China Orient Asset Management Co Ltd (ORIEAS)
China / Financial Asset Management
Active
Issuer Summary
China Orient is a Chinese national AMC 71.55% owned by Huijin, and government support expectations are central to its credit quality. In 2025, the transfer of the controlling shareholder made its ownership and supervisory linkage more visible, but the sharp increase in credit impairments and thin parent-attributable profit show weak standalone financials. Investment analysis needs to evaluate the issuer with government linkage as a support factor, while confirming the guarantee structure of individual bonds, whether impairments have peaked, and whether capital stabilises.
China Orient’s current credit quality is weak when viewed on standalone financials alone, but it can be positioned as an investment-grade government-related financial credit after incorporating its policy importance as a national AMC under Huijin. Based solely on the 2025 financials, the credit trajectory is weak, but the transfer of shares to Huijin and the securities subsidiary restructuring make ownership links and business focus somewhat clearer. Overall, this looks less like a situation of rapid near-term deterioration and more like a period in which the issuer awaits financial repair while being supported by support expectations. The probability of a rapid change in the level or direction of credit quality is not high, but if impairments rise materially again and capital decline and refinancing pressure appear at the same time, ratings and market valuation could respond quickly.
The most important point in assessing this issuer is not to confuse support expectations with standalone financials. Huijin’s 71.55% ownership, China Orient’s status as a central financial enterprise established with State Council approval, and its role in China’s financial risk resolution strongly support its credit quality. At the same time, 2025 net profit attributable to the parent of RMB476mn, credit impairment losses of RMB14.907bn, and declining owners’ equity show weak standalone earnings absorption capacity. NPL ratios, allowance coverage, regulatory capital ratios, and LCR / NSFR are unconfirmed, so uncertainty remains in the standalone financial assessment. Although the ratings are investment grade, the content of that investment-grade profile is “investment grade including government support,” not that of a financial institution with strong standalone earnings.

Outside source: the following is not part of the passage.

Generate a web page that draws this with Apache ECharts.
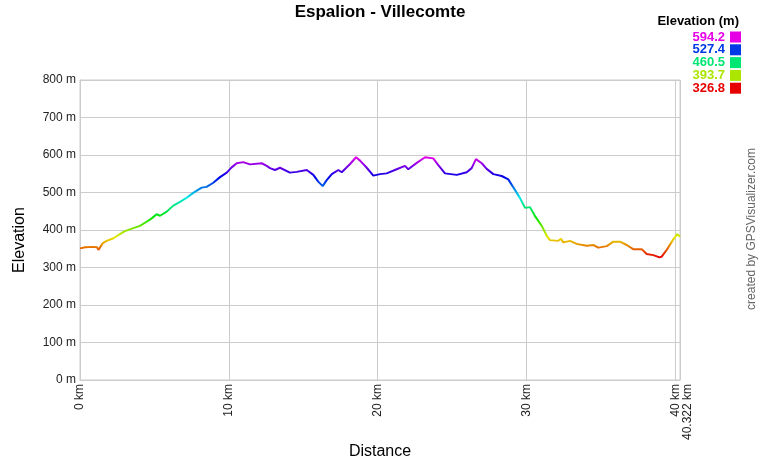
<!DOCTYPE html>
<html><head><meta charset="utf-8">
<script src="https://cdn.jsdelivr.net/npm/echarts@6/dist/echarts.min.js"></script>
<style>html,body{margin:0;padding:0;background:#fff}#c{width:760px;height:460px}</style>
</head><body><div id="c"></div>
<script>
const chartTitle = 'Espalion - Villecomte';
const xAxisName = 'Distance';
const yAxisName = 'Elevation';
const creditText = 'created by GPSVisualizer.com';
const legendTitle = 'Elevation (m)';
const legendValues = [594.2, 527.4, 460.5, 393.7, 326.8];
const elevMin = 326.8, elevMax = 594.2;
const totalKm = 40.322;
const yTicksMax = 800;

const distanceKm = [0, 0.34, 0.81, 1.14, 1.24, 1.34, 1.53, 1.79, 2.24, 2.69, 3.02, 3.58, 4.03, 4.48, 4.82, 5.15, 5.38, 5.83, 6.27, 6.72, 7.17, 7.61, 8.18, 8.51, 8.96, 9.41, 9.86, 10.19, 10.53, 10.97, 11.42, 12.21, 12.55, 12.77, 13.10, 13.44, 14.11, 14.56, 15.24, 15.68, 16.01, 16.31, 16.58, 16.92, 17.36, 17.59, 18.15, 18.55, 18.82, 19.27, 19.71, 20.16, 20.61, 21.28, 21.84, 22.06, 22.63, 23.19, 23.74, 24.08, 24.53, 25.32, 25.99, 26.32, 26.61, 27.0, 27.33, 27.78, 28.34, 28.78, 29.23, 29.57, 29.91, 30.24, 30.58, 31.03, 31.40, 31.59, 32.14, 32.31, 32.48, 32.93, 33.38, 34.05, 34.50, 34.83, 35.40, 35.84, 36.29, 36.74, 37.18, 37.75, 38.08, 38.53, 38.95, 39.09, 39.43, 39.87, 40.14, 40.322];
const elevationM = [351, 354, 355, 354, 347, 347, 365, 371, 378, 389, 397, 405, 411, 422, 431, 442, 438, 449, 465, 475, 486, 499, 513, 515, 526, 541, 553, 567, 578, 581, 575, 578, 571, 565, 560, 566, 553, 555, 560, 547, 529, 517, 533, 549, 560, 554, 576, 594, 585, 566, 545, 549, 551, 562, 571, 562, 579, 594, 591, 573, 551, 547, 554, 565, 589, 578, 563, 549, 544, 535, 507, 485, 459, 461, 437, 411, 382, 373, 371, 377, 367, 371, 363, 358, 360, 353, 357, 369, 369, 360, 349, 349, 336, 333, 327, 329, 347, 375, 389, 382];

function hsvColor(h) {
  const v = 0.9, c = v, hp = h / 60, x = c * (1 - Math.abs(hp % 2 - 1));
  let r = 0, g = 0, b = 0;
  if (hp < 1) { r = c; g = x; } else if (hp < 2) { r = x; g = c; } else if (hp < 3) { g = c; b = x; }
  else if (hp < 4) { g = x; b = c; } else if (hp < 5) { r = x; b = c; } else { r = c; b = x; }
  const f = n => Math.round(n * 255);
  return 'rgb(' + f(r) + ',' + f(g) + ',' + f(b) + ')';
}
function elevColor(e) { return hsvColor((e - elevMin) / (elevMax - elevMin) * 300); }
const rampColors = [];
for (let h = 0; h <= 300; h += 10) rampColors.push(hsvColor(h));

const FONT = "'Liberation Sans', Arial, sans-serif";
const chart = echarts.init(document.getElementById('c'), null, { renderer: 'canvas' });

const graphics = [
  { type: 'text', left: 'center', top: 4, style: { text: chartTitle, font: 'bold 17px ' + FONT, fill: '#000' } },
  { type: 'text', x: 380, y: 452, style: { text: xAxisName, font: '16px ' + FONT, fill: '#000', align: 'center', verticalAlign: 'middle' } },
  { type: 'text', x: 20, y: 240, rotation: Math.PI / 2, style: { text: yAxisName, font: '16px ' + FONT, fill: '#000', align: 'center', verticalAlign: 'middle' } },
  { type: 'text', x: 752, y: 229, rotation: Math.PI / 2, style: { text: creditText, font: '12px ' + FONT, fill: '#666', align: 'center', verticalAlign: 'middle' } },
  { type: 'text', x: 739, y: 21, style: { text: legendTitle, font: 'bold 13px ' + FONT, fill: '#000', align: 'right', verticalAlign: 'middle' } }
];
legendValues.forEach((v, i) => {
  const y = 37 + i * 12.8;
  graphics.push({ type: 'text', x: 725, y: y, style: { text: v.toFixed(1), font: 'bold 13px ' + FONT, fill: elevColor(v), align: 'right', verticalAlign: 'middle' } });
  graphics.push({ type: 'rect', shape: { x: 730, y: y - 5.5, width: 11, height: 11 }, style: { fill: elevColor(v) } });
});

chart.setOption({
  animation: false,
  backgroundColor: '#fff',
  grid: { left: 80, right: 80, top: 80, bottom: 80, show: true, borderColor: '#ccc', borderWidth: 1, backgroundColor: 'transparent' },
  xAxis: {
    type: 'value', min: 0, max: totalKm, interval: 10,
    axisLine: { show: true, lineStyle: { color: '#ccc' } },
    axisTick: { show: false },
    splitLine: { show: true, lineStyle: { color: '#ccc', width: 1 } },
    axisLabel: {
      rotate: 90, margin: 4, fontFamily: FONT, fontSize: 12, color: '#222',
      showMaxLabel: true, hideOverlap: false,
      formatter: v => (Math.abs(v - totalKm) < 1e-6 ? '{far|' + v + ' km}' : v + ' km'),
      rich: { far: { fontFamily: FONT, fontSize: 12, color: '#222', padding: [16, 0, 0, 0] } }
    }
  },
  yAxis: {
    type: 'value', min: 0, max: yTicksMax, interval: 100,
    axisLine: { show: true, lineStyle: { color: '#ccc' } },
    axisTick: { show: false },
    splitLine: { show: true, lineStyle: { color: '#ccc', width: 1 } },
    axisLabel: { margin: 4, fontFamily: FONT, fontSize: 12, color: '#222', formatter: '{value} m' }
  },
  visualMap: {
    show: false, type: 'continuous', dimension: 1, seriesIndex: 0,
    min: elevMin, max: elevMax, inRange: { color: rampColors }
  },
  series: [{
    type: 'line', data: distanceKm.map((d, i) => [d, elevationM[i]]),
    showSymbol: false, symbol: 'none', lineStyle: { width: 2 }, smooth: false
  }],
  graphic: graphics
});
</script></body></html>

For bond investors, it is necessary to distinguish between the issuer credit of China Orient itself and the legal protection of individual bonds. Bonds issued by Orient International or SPVs are important offshore funding tools for the group, so support expectations are strong, but guarantee structure, issuer, governing law, foreign-currency remittance, subsidiary regulation, and covenants need to be checked individually. It would be risky to treat all individual bonds as the same risk based only on government linkage.